Source: Images created by Author
In this tutorial, you're going to learn some cautions about hypothesis tests. These are things you're going to want to pay attention to because they might jeopardize the conclusions you've worked so hard to find. The first is the problem of multiple comparisons. We'll define it in a second, but first we're going to illustrate it.
So, the first person thinks that jelly beans cause acne. They tell the scientists to investigate, and they found at the 5% significance level no link between those. They say, well, OK. Well, that settles that. She says maybe all it's only in a certain color. So, they get back to work. And they didn't find any significant link between purple jelly beans, or brown jelly beans, or pink jelly beans, or blue jelly beans. Or teal, or salmon, or red, or turquoise, or magenta, or yellow. Or grey, or tan, or cyan. They found a link with green. They found that green jelly beans had a link with acne at the 5% significance level, but then they went on and they found no association between mauve jelly beans, beige, lilac, black, peach, and orange.

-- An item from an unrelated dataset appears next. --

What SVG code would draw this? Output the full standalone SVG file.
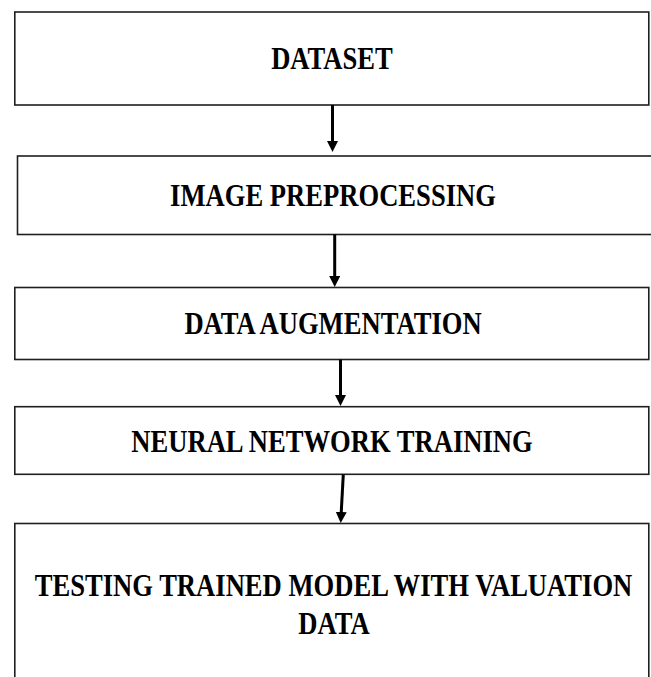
<svg xmlns="http://www.w3.org/2000/svg" width="651" height="677" viewBox="0 0 651 677">
  <style>
    .box { fill: #ffffff; stroke: #1f1f1f; stroke-width: 1.6; }
    .label { font-family: "Liberation Serif", "Times New Roman", serif; font-weight: bold; font-size: 26.6px; fill: #000000; text-anchor: middle; }
    .conn { stroke: #000000; stroke-width: 3; fill: none; marker-end: url(#arrow); }
  </style>
  <defs>
    <marker id="arrow" markerUnits="userSpaceOnUse" markerWidth="12" markerHeight="12" refX="1" refY="5.5" orient="auto">
      <path d="M0,0 L11,5.5 L0,11 z" fill="#000000"/>
    </marker>
  </defs>
  <rect x="0" y="0" width="651" height="677" fill="#ffffff"/>

  <g id="node-dataset">
    <rect class="box" x="14.8" y="12" width="634" height="93"/>
    <text class="label" transform="translate(332,69) scale(1,1.2)">DATASET</text>
  </g>
  <g id="node-image-preprocessing">
    <rect class="box" x="17.5" y="156" width="640" height="78.5"/>
    <text class="label" transform="translate(333,206) scale(1,1.2)">IMAGE PREPROCESSING</text>
  </g>
  <g id="node-data-augmentation">
    <rect class="box" x="14.8" y="287.5" width="634" height="72"/>
    <text class="label" transform="translate(333,334) scale(1,1.2)">DATA AUGMENTATION</text>
  </g>
  <g id="node-neural-network-training">
    <rect class="box" x="14.8" y="406.7" width="634" height="67.6"/>
    <text class="label" transform="translate(332,452) scale(1,1.2)">NEURAL NETWORK TRAINING</text>
  </g>
  <g id="node-testing">
    <rect class="box" x="14.8" y="523.5" width="634" height="170"/>
    <text class="label" transform="translate(333.5,596) scale(1,1.2)">TESTING TRAINED MODEL WITH VALUATION</text>
    <text class="label" transform="translate(334,634) scale(1,1.2)">DATA</text>
  </g>

  <g id="connectors">
    <line class="conn" x1="332.5" y1="105" x2="332.5" y2="142"/>
    <line class="conn" x1="334.7" y1="234.5" x2="334.7" y2="277"/>
    <line class="conn" x1="340.5" y1="359.5" x2="340.5" y2="396"/>
    <line class="conn" x1="343.3" y1="474.3" x2="341.2" y2="513"/>
  </g>
</svg>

So, in all, they ran 20 significance tests testing to see whether these different colored jelly beans were associated with acne. They found one that had a significant link. And, of course, they rushed to the publication. And they say that it's with 90% confidence only 5% chance of coincidence.
Now, this is a comic that illustrates the problem of multiple comparisons. Which is, because the significance level is the probability of a Type I error, that means that at the 5% significance level about 5% of sample means or proportions will be rejected if the null hypothesis is true. That means that about one in 20 comparisons will register as significant even when they're not. And so, the scenario in the comic was the scientists ran 20 tests on the jelly beans. The likeliest outcome here is that none of the jelly beans have any effect whatsoever on acne.
But, just by chance, one in 20 of the comparisons came up statistically significant. Which is exactly what we would have expected if the null hypothesis was true, and running a test at the 5% significance level. The likeliest scenario is that supposed association at the 5% significance level was a Type I error. So, when you run multiple tests for the same variable, you can find some conclusions that, if you only did one test, it wouldn't have shown that.
Another problem that you can make is picking your alpha level after having done the test. So, these two scientists are having this conversation. "Hey, what was our alpha level?" And this guy says, "Depends. What was our p-value?" And he says, "Um, 0.07?" He says, "Let's go with 0.10 then." you can't pick your significance level afterwards and pretend like that's what you would have chosen independently. What they're doing here is they're choosing a significance level that makes their p-value significant. So, they're choosing that after the fact and this is a clear case of publication bias.
And lastly, the conditions of a test matter. They're not formalities. You always have to check them and make sure that they're met. You should always have a clear idea of what the model is that you're going to use, like the normal model or the t distribution, and what the conditions are and make sure that you've verified them.
So, suppose a sample was taken with bias. If it's not a simple random sample or wasn't selected in some random way, there's no rescuing it. There's no fancy formula that we can use to rescue the fact that the statistics are systematically off from the right answer. We can't rescue it because it wasn't collected in the right way to begin with. So, for instance, when the randomness condition is not met, then you really can't do anything with your data to try and make it, try and say that there's an association there because the conditions for running a test aren't even met.
And so, to recap, there are certain cautions that need to be taken when doing statistical inference. Some of the concerns-- there are lots of concerns, but major cautions are selecting a significance level independently of the results of the study. You want to do it beforehand. Checking carefully to make sure the conditions for inference are met. They're not just formalities, you have to check them. And being cautious about multiple comparisons to the same variable. Depending on the significance level, some of those variables will have a statistically significant p-value, simply by chance. Which is what we knew would happen when we picked an alpha level.
And so, the biggest issue that we ran up against was the problem of multiple comparisons. And so, you can think about the jelly bean problem as you think about the problem of multiple comparisons. Good luck and we'll see you next time.
A problem that occurs when multiple hypothesis tests are performed on a population leading to an increase in false positive tests.